Domi Bergougnoux, La Craquelure, Al Manar, 2021, 88 pages, 15 €

Domi Bergougnoux, La Craquelure
Al Manar, 2021, 88 pages, 15 €

Bergougnoux« Il n’y a pour l’homme que trois événements : naître, vivre et mourir. Il ne se sent pas naître, il souffre à mourir, et il oublie de vivre. » La Bruyère, Les Caractères, 1688 [De l’homme, 48]. Vivre, écrit Domi Bergounoux en sa dernière page, consiste à « ouvrir et fermer les yeux sur le monde ». Nous le faisons tous dix, vingt, cent fois par jour. Il est bon qu’une femme poète le rappelle. Elle possède aussi le talent de conduire un poème à son terme. Elle a le sens de la formule, de l’image qui précise le sentiment qu’elle traduit [« des dents serrées jusqu’à user l’émail »], et surtout la douleur originelle sans laquelle un poème ne vit pas ni n’éclaire personne. Elle a construit son recueil, qui est son troisième, que Jean-Denis Bonan illustre de trois dessins originaux, en deux parties inégales. De moitié moindre en nombre de pages, la seconde essaie d’apprendre à voler comme les oiseaux. « Je n’ai pas d’autre chant / que celui que je tais. » Domi Bergougnoux offre des vers si pleins qu’ils débordent. « Le passé est une pierre posée sur la nuque » ou – le choix ne manque pas – « nul n’offre ses mains unies à la lenteur de l’espérance. »

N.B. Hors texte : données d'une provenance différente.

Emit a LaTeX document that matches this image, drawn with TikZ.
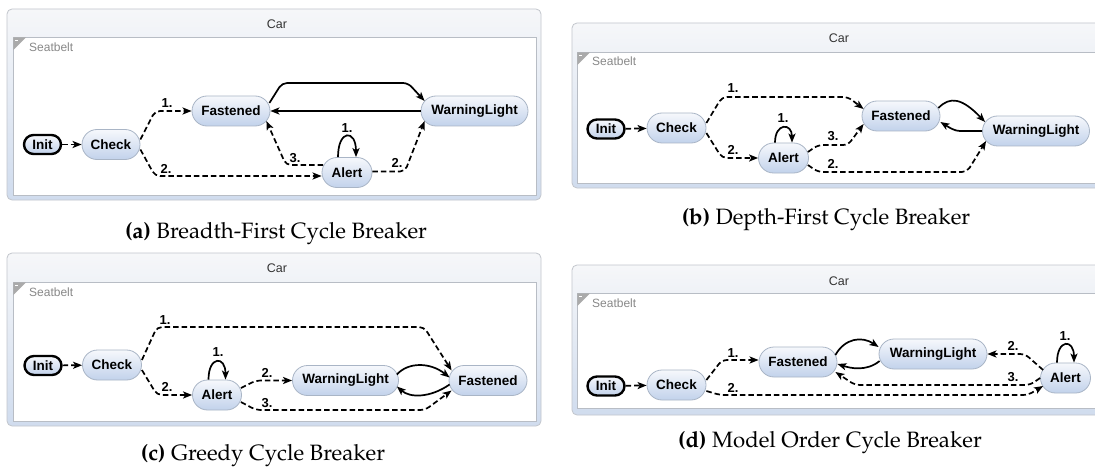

La première partie compte le double de pages de la seconde. Elle s’avère encore plus nécessaire, s’adresse tout entière à la douleur. On connaissait Le Petit Prince cannibale de Françoise Lefèvre sur un sujet voisin, l’autisme d’un enfant, un récit sans concessions en même temps que l’auteur, qui est aussi mère, exprime une foi dans l’accession à une vie normale. La tendresse aura réussi où la médecine piétine.
Titrée Fêlures, la première partie du recueil de Domi Bergounoux compose un portrait à vif de la douleur humaine en la personne de cet autre – un loup, titre-t-elle un poème – blessé, sans parole, qui se fait mal pour se sentir vivre. « Il taille le silence en pointe. » Il n’écoute pas, sinon l’absence qui l’enferme. Parfois le vers est bref, proche du tesson de bouteille. « Il s’arrache le cœur. » Il côtoie la plénitude. « Un haut degré d’alcool a desserré ton âme / le sel de tes larmes a coulé sur mes mains. » L’ogre, au final, forme un très beau poème. Et la mère paraît en filigrane éblouissant. « J’ai passé tout l’été à éteindre des feux. »
Je recommande cette Craquelure à tout lecteur sensible. Les autres pourraient les rejoindre. Il n’y a bien que ce titre, qui dit une fente, une ride, pour paraître un peu faible. Les poèmes portent haut. Ils emportent loin. De modeste dimension, ce grand recueil ne laisse personne indifférent.